Uncle Sam, Venture Capitalist?

Tom Friedman, previously famous for idiotic predictions about Iraq (something he actually knew something about) has lately concentrated oninternational economy, a subject he doesn't know about. Previously his economic researches have discovered that Erastosthenes was wrong obout that spherical Earth thing.

His latest column suggests that the government should forget trying to prop up losers like GM and get into the venture capital business.

G.M. has become a giant wealth- destruction machine — possibly the biggest in history — and it is time that it and Chrysler were put into bankruptcy so they can truly start over under new management with new labor agreements and new visions. When it comes to helping companies, precious public money should focus on start-ups, not bailouts.

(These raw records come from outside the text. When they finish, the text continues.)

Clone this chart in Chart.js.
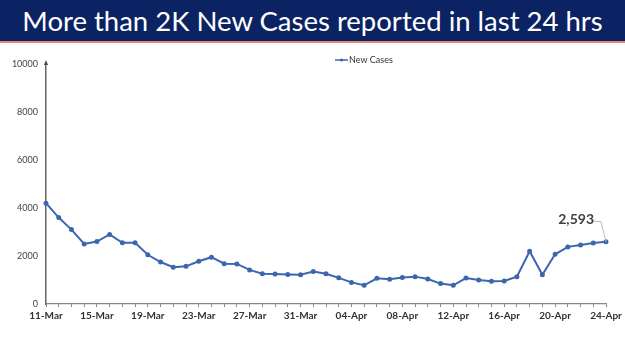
<!DOCTYPE html>
<html>
<head>
<meta charset="utf-8">
<script src="https://cdn.jsdelivr.net/npm/chart.js@4.4.1/dist/chart.umd.min.js"></script>
<style>
  body { margin: 0; background: #fff; width: 625px; height: 351px; overflow: hidden; }
  #banner {
    height: 41px; background: #0b2363; color: #fff;
    border-bottom: 2px solid #e08a70;
    font-family: Lato, sans-serif; font-size: 27.5px; line-height: 41px;
    text-align: center; white-space: nowrap;
  }
  #chart { display: block; }
</style>
</head>
<body>
<div id="banner">More than 2K New Cases reported in last 24 hrs</div>
<canvas id="chart" width="625" height="308"></canvas>
<script>
// Datas (11-Mar a 24-Apr)
const datas = [
  "11-Mar","12-Mar","13-Mar","14-Mar","15-Mar","16-Mar","17-Mar","18-Mar","19-Mar","20-Mar",
  "21-Mar","22-Mar","23-Mar","24-Mar","25-Mar","26-Mar","27-Mar","28-Mar","29-Mar","30-Mar","31-Mar",
  "01-Apr","02-Apr","03-Apr","04-Apr","05-Apr","06-Apr","07-Apr","08-Apr","09-Apr","10-Apr",
  "11-Apr","12-Apr","13-Apr","14-Apr","15-Apr","16-Apr","17-Apr","18-Apr","19-Apr","20-Apr",
  "21-Apr","22-Apr","23-Apr","24-Apr"
];

// Novos casos por dia
const novosCasos = [
  4200,3600,3100,2500,2600,2900,2550,2550,2050,1750,
  1530,1570,1780,1950,1680,1670,1420,1260,1250,1230,1220,
  1350,1260,1090,900,780,1070,1030,1100,1140,1040,
  850,780,1080,1000,950,960,1140,2200,1220,2070,
  2380,2460,2540,2593
];

// Marcas do eixo Y
const yTicks = [0, 2000, 4000, 6000, 8000, 10000];

const corLinha = "#3d66b0";

// Legenda, seta do eixo e rótulo do último ponto
const extras = {
  id: "extras",
  afterDraw(chart) {
    const { ctx, chartArea } = chart;
    ctx.save();

    // seta no topo do eixo Y
    ctx.fillStyle = "#444";
    ctx.beginPath();
    ctx.moveTo(chartArea.left, chartArea.top - 4);
    ctx.lineTo(chartArea.left - 2, chartArea.top + 1);
    ctx.lineTo(chartArea.left + 2, chartArea.top + 1);
    ctx.closePath();
    ctx.fill();

    // legenda
    const lx = 335, ly = 17;
    ctx.strokeStyle = corLinha;
    ctx.lineWidth = 1.5;
    ctx.beginPath();
    ctx.moveTo(lx, ly); ctx.lineTo(lx + 13, ly);
    ctx.stroke();
    ctx.fillStyle = corLinha;
    ctx.beginPath(); ctx.arc(lx + 6.5, ly, 1.6, 0, Math.PI * 2); ctx.fill();
    ctx.fillStyle = "#333";
    ctx.font = "9px Lato, sans-serif";
    ctx.textBaseline = "middle";
    ctx.textAlign = "left";
    ctx.fillText(chart.data.datasets[0].label, lx + 14, ly);

    // rótulo do último valor
    const meta = chart.getDatasetMeta(0);
    const p = meta.data[meta.data.length - 1];
    const v = novosCasos[novosCasos.length - 1];
    ctx.strokeStyle = "#bbb";
    ctx.lineWidth = 1;
    ctx.beginPath();
    ctx.moveTo(p.x - 15, p.y - 21);
    ctx.lineTo(p.x - 5, p.y - 20);
    ctx.lineTo(p.x, p.y);
    ctx.stroke();
    ctx.fillStyle = "#404040";
    ctx.font = "bold 14px Lato, sans-serif";
    ctx.textAlign = "right";
    ctx.fillText(v.toLocaleString("en-US"), p.x - 12, p.y - 22);

    ctx.restore();
  }
};

const ctx = document.getElementById("chart").getContext("2d");
new Chart(ctx, {
  type: "line",
  data: {
    labels: datas,
    datasets: [{
      label: "New Cases",
      data: novosCasos,
      borderColor: corLinha,
      backgroundColor: corLinha,
      borderWidth: 2,
      pointRadius: 1.5,
      pointHoverRadius: 1.5,
      tension: 0
    }]
  },
  options: {
    responsive: false,
    animation: false,
    layout: { padding: { top: 21, right: 19, left: 4, bottom: 26 } },
    plugins: { legend: { display: false }, tooltip: { enabled: false } },
    scales: {
      x: {
        offset: false,
        grid: { display: true, drawOnChartArea: false, tickLength: 3, color: "#888" },
        border: { display: true, color: "#888", width: 1.2 },
        ticks: {
          autoSkip: false, maxRotation: 0, padding: 3,
          color: "#333", font: { family: "Lato", size: 10, weight: "bold" },
          callback: (val, i) => (i % 4 === 0 ? datas[i] : "")
        }
      },
      y: {
        min: 0, max: 10000,
        afterBuildTicks: (s) => { s.ticks = yTicks.map(v => ({ value: v })); },
        afterFit: (s) => { s.width = 42; },
        grid: { display: false },
        border: { display: true, color: "#666", width: 1.5 },
        ticks: {
          color: "#444", padding: 0, font: { family: "Lato", size: 9 },
          callback: (v) => String(v)
        }
      }
    }
  },
  plugins: [extras]
});
</script>
</body>
</html>
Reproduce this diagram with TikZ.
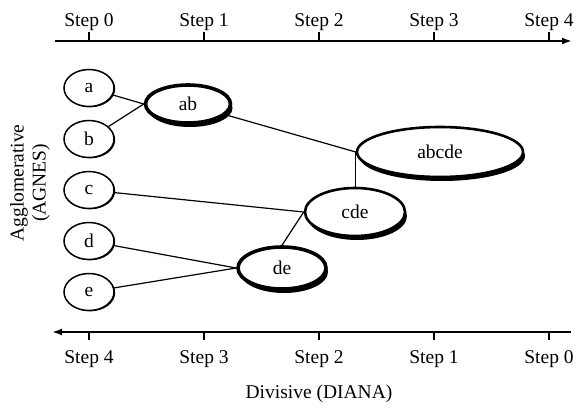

You want to spend $20 billion of taxpayer money creating jobs? Fine. Call up the top 20 venture capital firms in America, which are short of cash today because their partners — university endowments and pension funds — are tapped out, and make them this offer: The U.S. Treasury will give you each up to $1 billion to fund the best venture capital ideas that have come your way. If they go bust, we all lose. If any of them turns out to be the next Microsoft or Intel, taxpayers will give you 20 percent of the investors’ upside and keep 80 percent for themselves

It's hard to overstate just how many levels this is wrong on, but his title, "Start up the Risk Takers" provides a hefty hint. It was the risk takers in big banks who got us here. In no way is the government prepared to do the work of trying to figure out who to bet on in the technology marketplace. It has neither the expertise nor the right incentive structure. Such an enterprise would be a call to every swindler and con man around to take the sucker's money.

Saving GM is a dirty job, but it probably has to be done. Unlike Friedman's proposal, it could save hundreds of thousands of American jobs this year. If we got really, really, lucky, Friedman's idea might create some jobs five, ten or twenty years from now.